Regression Model Evaluation measures how well a regression model's predictions match actual outcomes. It computes a set of standard regression metrics—including mean squared error (MSE), mean absolute error (MAE), and R-squared (R²)—and generates a residual histogram to help you visualize prediction errors and identify areas for model improvement.
Prerequisites
Before you begin, ensure that you have:
-
A trained regression model with prediction output
-
An input table with two numeric columns: one for actual (observed) values and one for predicted values
Both the actual-value column and the predicted-value column must use numeric data types. Non-numeric columns are not supported.
Configure the component
Method 1: Configure on the pipeline page
Add a Regression Model Evaluation component to your pipeline and configure the following parameters:
| Category | Parameter | Description |
|---|---|---|
| Fields Setting | Original Regression Value | The actual observed values of the target variable. Used as the ground truth for evaluating prediction accuracy. |
| Predicted Regression Value | The values predicted by your regression model based on the input features. | |
| Tuning | Worker number | Number of workers for distributed computation. For sizing guidance, see Appendix: How to estimate resource usage. |
| Memory Size per Node | Memory allocated to each worker node. See the same appendix for sizing guidance. |
Method 2: Use PAI commands
Run the component by passing parameters to the regression_evaluation algorithm through a SQL Script component:
PAI -name regression_evaluation -project algo_public
-DinputTableName=input_table
-DyColName=y_col
-DpredictionColName=prediction_col
-DindexOutputTableName=index_output_table
-DresidualOutputTableName=residual_output_table;
| Parameter | Required | Default | Description |
|---|---|---|---|
inputTableName |
Yes | — | Name of the input table. |
inputTablePartitions |
No | Full table | Partitions to read from the input table.

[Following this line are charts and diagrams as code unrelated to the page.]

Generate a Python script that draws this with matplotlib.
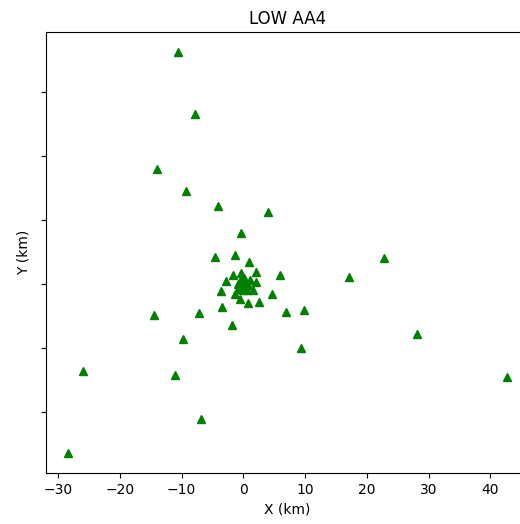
import matplotlib
matplotlib.use("Agg")
import matplotlib.pyplot as plt

# station positions (km)
x_km = [-10.6, -7.9, -14.0, -9.3, -4.1, 4.0, -0.4, -4.6, 22.8, 17.1, 5.9,
        -14.5, -7.2, 6.9, 9.8, 4.6, 2.5, -1.9, -9.8, 28.1, 9.3, -25.9,
        -11.1, 42.7, -6.9, -28.4,
        -1.3, 0.9, -1.6, -0.35, 2.0, -2.8, 2.1, -3.6, 1.6, -1.4, -0.6, 0.7, -3.5,
        0.0, 0.5, -0.5, 0.3, -0.4, 0.8, -0.8, 0.1, 0.0, 1.0, -0.9, 0.6]
y_km = [36.25, 26.6, 18.0, 14.5, 12.2, 11.25, 8.0, 4.2, 4.1, 1.1, 1.4,
        -4.8, -4.5, -4.4, -4.1, -1.6, -2.8, -6.4, -8.6, -7.8, -10.0, -13.6,
        -14.2, -14.5, -21.1, -26.4,
        4.5, 3.4, 1.4, 1.7, 1.8, 0.5, 0.3, -1.1, -0.9, -1.5, -2.3, -2.9, -3.6,
        0.0, 0.3, 0.4, -0.5, -0.4, -0.1, 0.0, 0.9, -1.0, 0.6, -0.8, -1.0]

fig = plt.figure(figsize=(5.2, 5.24), dpi=100)
ax = fig.add_axes([46 / 520, 51 / 524, 483 / 520, 441 / 524])
ax.plot(x_km, y_km, 'g^', markersize=5.5)
ax.set_title('LOW AA4')
ax.set_xlabel('X (km)')
ax.set_ylabel('Y (km)')
ax.set_yticklabels([])
fig.savefig('out.png', dpi=100)
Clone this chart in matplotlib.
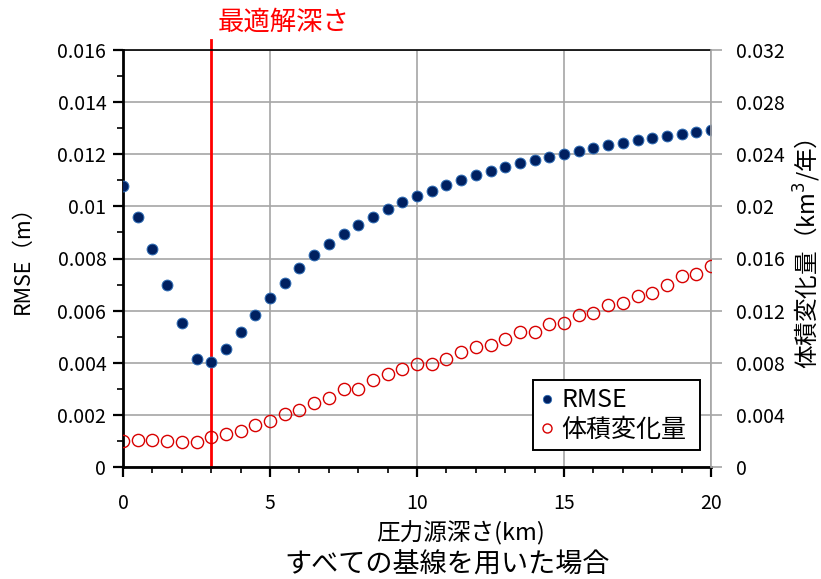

Omit to use the full table. |
yColName |
Yes | — | Column name containing the actual (observed) values. Must be numeric. |
predictionColName |
Yes | — | Column name containing the predicted values. Must be numeric. |
indexOutputTableName |
Yes | — | Name of the output table that stores regression metrics. |
residualOutputTableName |
Yes | — | Name of the output table that stores the residual histogram data. |
intervalNum |
No | 100 | Number of intervals (bins) in the residual histogram. |
lifecycle |
No | — | Retention period for the output tables. Must be a positive integer. |
coreNum |
No | System default | Number of CPU cores. Valid values: 1–9,999. |
memSizePerCore |
No | System default | Memory per core, in MB. Valid values: 1,024–65,536. |
Output
The regression metrics output table (indexOutputTableName) is generated in JSON format and contains the following fields.
Regression metrics table
| Metric | Description | Interpretation |
|---|---|---|
MSE |
Mean squared error | Lower is better. Penalizes large errors more than MAE due to squaring. |
RMSE |
Root mean square error | Lower is better. Expressed in the same unit as your target variable, making it easier to interpret than MSE. |
MAE |
Mean absolute error | Lower is better. The average magnitude of prediction errors, less sensitive to outliers than MSE. |
MAPE |
Mean absolute percentage error | Lower is better. Expresses error as a percentage of actual values; useful when comparing models across different scales. |
MAD |
Mean absolute deviation | Lower is better. |
R2 |
R-squared (coefficient of determination) | Measures the proportion of variance in the actual values explained by the model. |
R |
Coefficient of multiple correlations | Measures the correlation between actual and predicted values. |
SST |
Total sum of squares | The total variance in the actual values. |
SSE |
Sum of squared errors | The variance left unexplained by the model. |
SSR |
Sum of squares due to regression | The variance explained by the model. SST = SSE + SSR. |
count |
Row count | Number of rows used in the evaluation. |
yMean |
Mean of actual values | The arithmetic mean of the actual (observed) target values. |
predictionMean |
Mean of predicted values | The arithmetic mean of the model's predicted values. |
Residual histogram table
The residual histogram table (residualOutputTableName) stores the distribution of prediction errors (residuals = actual − predicted) across the number of intervals specified with intervalNum.
How to read the residual histogram:
-
Symmetric, bell-shaped distribution centered near zero: The model's errors are random and well-distributed—a sign of a well-fitted model.
-
Skewed distribution: The model systematically over-predicts or under-predicts for a subset of inputs. Investigate whether feature engineering or model selection could reduce the bias.
-
Wide spread: Large residuals indicate high variance. Consider regularization or collecting more training data.